As a former employee (I actually used to work in the office in the picture), I have to say I am very surprised and impressed by this move. I once had a manager on a multi year oracle and Java implementation who didn't know what a database was. That is no exaggeration. I mean that literally. One of my most frustrating memories was being reliant on this person for performance reviews and staking my future on her opinion of my performance. She had no ability to assess anybody's performance, yet miraculously found herself in the position of reviewing many very good employees. We lost several team members as a result (in fact my experience there in large part set the course for my own departure).

Not saying this will fix all the problems (inept management is a reality that exists in any organization of size) but it at least shows that top brass understands that the current system isn't working.


At my company we spend so much time on reviews it borders on the ridiculous and everyone is pretty much of the opinion they really don't matter unless the company wants to get rid of you at some point.


Yes it is better to point out the shortcoming right after completion of a project rather than reminding about that after a whole fucking year. This will benefit both employees and managers alike.


So many comments here reflecting ideas from the 2002 book "Abolishing Performance Appraisals - Why They Backfire and What to Do Instead".

I think it's well worth a read, especially if you're implementing or in a position to influence these sorts of processes.

Feedback is important, but once a year/half/quarter isn't really doing it. And ideally it shouldn't be related to what you're paid, though that's harder to convince people. It can work though, and the book provides some examples of alternatives.


Speaking as someone who has worked with Accenture people on a government contract, Accenture is the most hellish employer I have had any kind of near-direct experience with. Between the mandatory, unpaid social events, annual performance reports, monthly performance reports, weekly performance reports (which, due to scheduling, needed to be done before the month or week in question), the "career counsellor (who, according to those who worked for Accenture, was mind-bogglingly stupid), the Accenture manager (who made Dilbert's pointy-haired boss look competent and effective), and the assorted other inanities of government work, I wouldn't have lasted with them two months.

I won't work for IBM again because I've experienced their insanity, but I know people who were happy there; I wouldn't recommend Accenture to anyone, literally including Hitler.


Finally! It was very disappointing that girl that smile and had good relationships with out senior manager had the same salary as me, even if i got the best score in our delivery center.


Doesn't equal pay legislation mean that in practise if you got a pay rise, assuming you're male, that any female doing what might appear in court to be the same job has to get the same pay rise??


IANAL, but I think that's what's sticky about equal pay, or one thing.

For a given job, not all _people_ will get the same pay, and as individuals, a particular man and a particular woman may not make the same, but across an organization we should find some balance, there should be women who make more than some men, etc..

I don't think anyone wants a situation where granting any individual a raise means that everyone with similar responsibilities (no two people 'do the same job') gets the same raise.

But as I type this, it's clear how all of this grey area can (and surely IS) be leaned upon to maintain the status quo.

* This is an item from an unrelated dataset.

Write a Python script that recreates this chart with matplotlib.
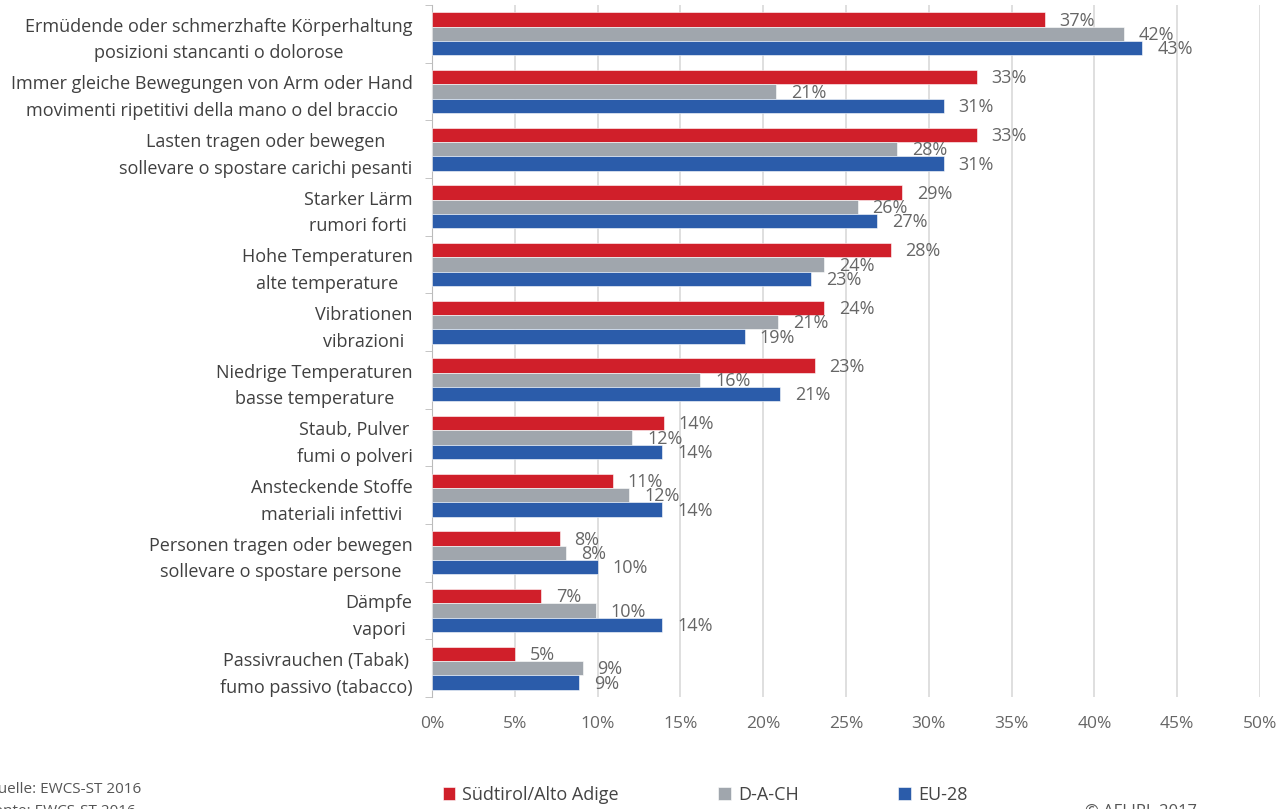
import matplotlib
matplotlib.use("Agg")
import matplotlib.pyplot as plt
import numpy as np

plt.rcParams['font.family'] = ['Open Sans', 'DejaVu Sans']

categories = [
    "Ermüdende oder schmerzhafte Körperhaltung\nposizioni stancanti o dolorose",
    "Immer gleiche Bewegungen von Arm oder Hand\nmovimenti ripetitivi della mano o del braccio",
    "Lasten tragen oder bewegen\nsollevare o spostare carichi pesanti",
    "Starker Lärm\nrumori forti",
    "Hohe Temperaturen\nalte temperature",
    "Vibrationen\nvibrazioni",
    "Niedrige Temperaturen\nbasse temperature",
    "Staub, Pulver\nfumi o polveri",
    "Ansteckende Stoffe\nmateriali infettivi",
    "Personen tragen oder bewegen\nsollevare o spostare persone",
    "Dämpfe\nvapori",
    "Passivrauchen (Tabak)\nfumo passivo (tabacco)",
]
series_names = ["Südtirol/Alto Adige", "D-A-CH", "EU-28"]
suedtirol = [37.0, 32.9, 32.9, 28.4, 27.7, 23.7, 23.1, 14.0, 10.9, 7.7, 6.6, 5.0]
dach = [41.8, 20.8, 28.1, 25.7, 23.7, 20.9, 16.2, 12.1, 11.9, 8.1, 9.9, 9.1]
eu28 = [42.9, 30.9, 30.9, 26.9, 22.9, 18.9, 21.0, 13.9, 13.9, 10.0, 13.9, 8.9]
labels_s = [37, 33, 33, 29, 28, 24, 23, 14, 11, 8, 7, 5]
labels_d = [42, 21, 28, 26, 24, 21, 16, 12, 12, 8, 10, 9]
labels_e = [43, 31, 31, 27, 23, 19, 21, 14, 14, 10, 14, 9]
xticks = [0, 5, 10, 15, 20, 25, 30, 35, 40, 45, 50]

colors = ["#d01f2a", "#a0a6ad", "#2b5caa"]

fig = plt.figure(figsize=(12.84, 8.09), dpi=100)
ax = fig.add_axes([432 / 1284, 1 - 697 / 809, (1260 - 432) / 1284, (697 - 5) / 809])

n = len(categories)
y = np.arange(n)
h = 0.25
data = [suedtirol, dach, eu28]
labs = [labels_s, labels_d, labels_e]
for k in range(3):
    pos = y + (k - 1) * h
    ax.barh(pos, data[k], height=h, color=colors[k], label=series_names[k],
            edgecolor="white", linewidth=0.4, zorder=3)
    for p, v, l in zip(pos, data[k], labs[k]):
        ax.text(v + 0.9, p + 0.02, f"{l}%", va="center", ha="left",
                fontsize=13, color="#666666", zorder=4)

ax.set_ylim(n - 0.5, -0.5)
ax.set_xlim(0, 50)
ax.set_xticks(xticks)
ax.set_xticklabels([f"{t}%" for t in xticks], fontsize=12.5, color="#666666")
ax.set_yticks(y)
ax.set_yticklabels(categories, fontsize=13, color="#404040", linespacing=1.6,
                   multialignment="center")
ax.tick_params(axis="y", length=0, pad=14)
ax.tick_params(axis="x", length=0, pad=14)
ax.set_yticks(np.arange(n + 1) - 0.5, minor=True)
ax.tick_params(axis="y", which="minor", length=5, color="#bbbbbb", direction="out")

ax.grid(axis="x", color="#d9d9d9", linewidth=1.2, zorder=0)
for s in ["top", "right", "bottom"]:
    ax.spines[s].set_visible(False)
ax.spines["left"].set_color("#bbbbbb")

handles, lbls = ax.get_legend_handles_labels()
fig.legend(handles, lbls, loc="center", bbox_to_anchor=(705 / 1284, 1 - 795 / 809),
           ncol=3, frameon=False, fontsize=13, handlelength=0.7, handleheight=0.7,
           columnspacing=5.5, handletextpad=0.4, labelcolor="#444444")

fig.text(-14 / 1284, 1 - 789 / 809, "Quelle: EWCS-ST 2016", fontsize=11,
         color="#555555", va="center", ha="left")
fig.text(-14 / 1284, 1 - 812 / 809, "Fonte: EWCS-ST 2016", fontsize=11,
         color="#555555", va="center", ha="left")
fig.text(1085 / 1284, 1 - 812 / 809, "© AFI IPL 2017", fontsize=12,
         color="#555555", va="center", ha="left")

fig.savefig("out.png", dpi=100)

If the company does a good job codfying your contribution in a role+level, there is no problem giving everyone in the same role+level the same pay.


I remember seeing a Show HN a while back to fill the void for ongoing performance feedback, which sounded interesting. I dug up the post and here is the site: http://finchreviews.com/


There's plans for the company I work for to remove their old system of reviews too. It was supposedly introduced to cut some chaff and instill a high performance culture but it resulted in arbitrary performance ratings and both unhappy employees and managers.


Also bad IMO are fixed number of job positions. For factories it might make sense, but for many other jobs... It is one of the reasons why I feel that employment anti-discrimination laws are ineffective.